The Deputy is also asking me to take on an advisory role on matters that will go to Government, the members of which will appraise the action at the end. That puts them in a totally invidious position. Imagine, for example, that an item comes through which has, in line with the Deputy's theory, been unfairly assessed or whatever. It goes to Government and is found to be fair. Then when it comes to the appraisal stage, it must be stated that it is unfair even if the Government has proven that it was absolutely fair.
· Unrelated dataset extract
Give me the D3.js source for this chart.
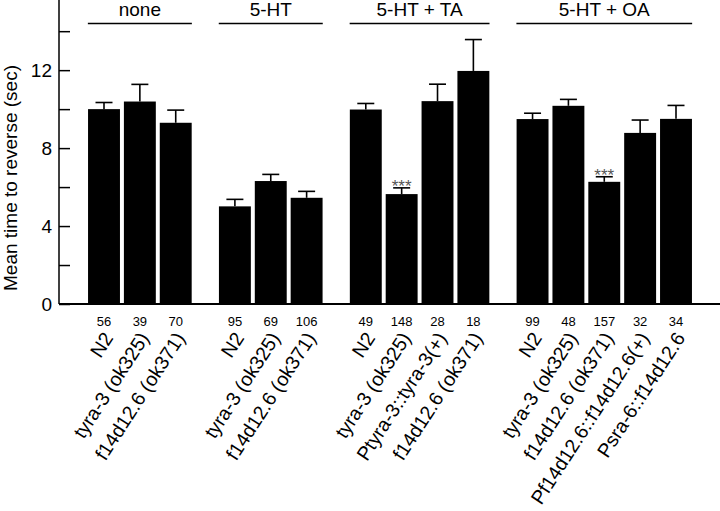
<!DOCTYPE html>
<html>
<head>
<meta charset="utf-8">
<script src="https://cdn.jsdelivr.net/npm/d3@7"></script>
<style>
  html, body { margin: 0; padding: 0; background: #fff; }
  svg { display: block; font-family: "Liberation Sans", Arial, Helvetica, sans-serif; }
</style>
</head>
<body>
<svg id="chart" width="720" height="511"></svg>
<script>
// ---- data ----
const groupNames = ["none", "5-HT", "5-HT + TA", "5-HT + OA"];
const barGroup = [0, 0, 0, 1, 1, 1, 2, 2, 2, 2, 3, 3, 3, 3, 3];
const strains = [
  "N2", "tyra-3 (ok325)", "f14d12.6 (ok371)",
  "N2", "tyra-3 (ok325)", "f14d12.6 (ok371)",
  "N2", "tyra-3 (ok325)", "Ptyra-3::tyra-3(+)", "f14d12.6 (ok371)",
  "N2", "tyra-3 (ok325)", "f14d12.6 (ok371)", "Pf14d12.6::f14d12.6(+)", "Psra-6::f14d12.6"
];
const means = [10.0, 10.39, 9.30, 5.01, 6.31, 5.45, 9.98, 5.64, 10.41, 11.96, 9.49, 10.17, 6.27, 8.78, 9.50];
const sems  = [0.34, 0.88, 0.65, 0.36, 0.34, 0.33, 0.31, 0.32, 0.87, 1.61, 0.30, 0.33, 0.26, 0.66, 0.69];
const nCounts = ["56", "39", "70", "95", "69", "106", "49", "148", "28", "18", "99", "48", "157", "32", "34"];
const signif = ["", "", "", "", "", "", "", "***", "", "", "", "", "***", "", ""];
const yTicks = [0, 2, 4, 6, 8, 10, 12, 14];
const yTickLabels = ["0", "", "4", "", "8", "", "12", ""];
const yTitle = "Mean time to reverse (sec)";

// ---- layout ----
const svg = d3.select("#chart");
const axisX = 59, baseY = 304;
const groupGap = 0.65;
const slots = barGroup.map((g, i) => i + g * groupGap);
const x = d3.scaleLinear().domain([0, d3.max(slots)]).range([104, 676]);
const y = d3.scaleLinear().domain([0, 15.6]).range([baseY, 0]);
const barW = x(0.89) - x(0);

// axes
svg.append("line").attr("x1", axisX).attr("x2", axisX).attr("y1", 0).attr("y2", baseY)
  .attr("stroke", "#000").attr("stroke-width", 1.5);

const yAxis = d3.axisRight(y).tickValues(yTicks).tickSize(11).tickFormat(() => "");
const yg = svg.append("g").attr("transform", `translate(${axisX},0)`).call(yAxis);
yg.select(".domain").remove();
yg.selectAll(".tick line").attr("stroke", "#000").attr("stroke-width", 1.5);
svg.append("g").selectAll("text").data(yTicks).join("text")
  .attr("x", axisX - 7).attr("y", d => y(d)).attr("dy", "0.36em")
  .attr("text-anchor", "end").attr("font-size", 19).attr("fill", "#000")
  .text((d, i) => yTickLabels[i]);

svg.append("text").attr("transform", `translate(17,${178}) rotate(-90)`)
  .attr("text-anchor", "middle").attr("font-size", 19).attr("fill", "#000")
  .text(yTitle);

// bars
const idx = d3.range(means.length);
svg.append("g").selectAll("rect").data(idx).join("rect")
  .attr("x", i => x(slots[i]) - barW / 2).attr("width", barW)
  .attr("y", i => y(means[i])).attr("height", i => y(0) - y(means[i]))
  .attr("fill", "#000");

// error bars
const eg = svg.append("g").attr("stroke", "#000").attr("stroke-width", 1.6);
eg.selectAll("line.v").data(idx).join("line").attr("class", "v")
  .attr("x1", i => x(slots[i])).attr("x2", i => x(slots[i]))
  .attr("y1", i => y(means[i])).attr("y2", i => y(means[i] + sems[i]));
eg.selectAll("line.c").data(idx).join("line").attr("class", "c")
  .attr("x1", i => x(slots[i]) - 8.5).attr("x2", i => x(slots[i]) + 8.5)
  .attr("y1", i => y(means[i] + sems[i])).attr("y2", i => y(means[i] + sems[i]));

// significance
svg.append("g").selectAll("text").data(idx.filter(i => signif[i])).join("text")
  .attr("x", i => x(slots[i])).attr("y", i => y(means[i] + sems[i]) + 4.5)
  .attr("text-anchor", "middle").attr("font-size", 17).attr("fill", "#555")
  .text(i => signif[i]);

// baseline
svg.append("line").attr("x1", axisX).attr("x2", 720).attr("y1", baseY).attr("y2", baseY)
  .attr("stroke", "#000").attr("stroke-width", 1.8);

// group lines and labels
groupNames.forEach((name, g) => {
  const members = idx.filter(i => barGroup[i] === g);
  const x1 = x(slots[members[0]] - 0.45), x2 = x(slots[members[members.length - 1]] + 0.45);
  svg.append("line").attr("x1", x1).attr("x2", x2).attr("y1", 23.5).attr("y2", 23.5)
    .attr("stroke", "#000").attr("stroke-width", 1.5);
  svg.append("text").attr("x", (x1 + x2) / 2).attr("y", 16)
    .attr("text-anchor", "middle").attr("font-size", 19).attr("fill", "#000").text(name);
});

// n counts
svg.append("g").selectAll("text").data(idx).join("text")
  .attr("x", i => x(slots[i])).attr("y", 326)
  .attr("text-anchor", "middle").attr("font-size", 13).attr("fill", "#000")
  .text(i => nCounts[i]);

// strain labels
svg.append("g").selectAll("text").data(idx).join("text")
  .attr("transform", i => `translate(${x(slots[i]) + 10},${338}) rotate(-57)`)
  .attr("text-anchor", "end").attr("font-size", 19.5).attr("fill", "#000")
  .text(i => strains[i]);
</script>
</body>
</html>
That would be crazy and it would lead to the mechanism being tied up in knots.

If particular Departments have pet projects that are at variance with the criteria, will the Minister be in a position to assess them in his Department before he makes recommendations to Government?

The Deputy can go and check if Departments, under the CLÁR or RAPID programmes, ever tried to put anything to me that does not follow the criteria.

I am not being personal.

I appreciate that but the system provides that my officials go back and, in effect, say "Sorry, we said ‘X'". There was a situation with the CLÁR programme last year where we gave a project limit as €600,000. People came back with projects for €700,000 and €800,000 and we just put a line through them and sent them back. This took months and we kept eyeballing such applicants and asking whether they could not read the criteria. The Deputy is forgetting one major aspect of this equation. The Civil Service is marvellous. If one part of it attempts to put one over on another part, the people concerned tend to be caught short. It is well known that we have had to pull up local authorities and Departments when they submitted material which did not adhere to the criteria. We have taken a fairly tough line with them. They have to adhere to the criteria.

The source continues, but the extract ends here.